Spark package for checking data quality
Apache License 2.0
222 stars 69 forks source link

HTML Reporter/Databricks reporter #146

Closed eyaltrabelsi closed 3 years ago

eyaltrabelsi commented 6 years ago

Hi I am using databricks and your package is very useful.

I managed to make zepplin reporter work on databricks using something like:

import java.io._ def Databrick var htmlOutput = new ByteArrayOutputStream(); val zepplinReporter: Reporter = ZeppelinReporter(new PrintStream(htmlOutput))

Runner.run(Seq(check), Seq(zepplinReporter)) val html_content = htmlOutput.toString.stripPrefix("%html") displayHTML(html_content)

I think it can be beneficial to other people and i and i am wondering whether you prefer the pull request as documentation or reporter like this one

FRosner commented 6 years ago

Thanks @eyaltrabelsi!

I see that you basically just stripped %html and then used the HTML output. For Zeppelin there was a trick necessary when printing multiple check results in the same cell. Can you try adding another check to the sequence and see if the output is still good?

Where does the displayHTML function come from? Is it Databricks built-in?

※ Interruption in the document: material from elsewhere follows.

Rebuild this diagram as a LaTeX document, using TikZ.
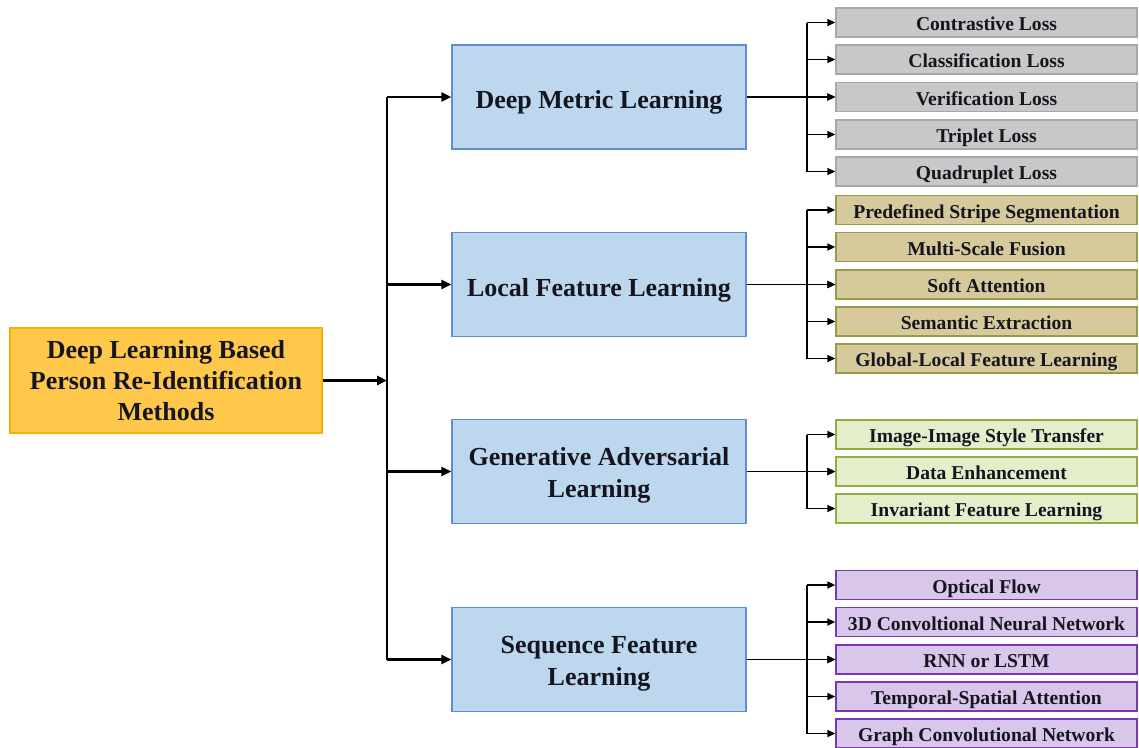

eyaltrabelsi commented 6 years ago

@FRosner

FRosner commented 6 years ago

Thanks @eyaltrabelsi,

Just to clarify. In which namespace does displayHTML live? Is it imported automatically?

Also I am asking about the multiple checks because the HTML looks different for the second check. So you are telling me that when running multiple checks in the same cell, the output still looks good? Just out of curiosity, can you attach a screenshot of the checks from the README run with your Databricks reporter?

I'd love to have it as a separate class, especially as the Zeppelin reporter might change if Zeppelin changes its way of rendering. I wouldn't like to have a dependency there. What we can do to reduce code duplication is to factor out the method that generates the HTML code and have the Zeppelin and Databricks reporters only put the required surrounding code.

Let me know what you think.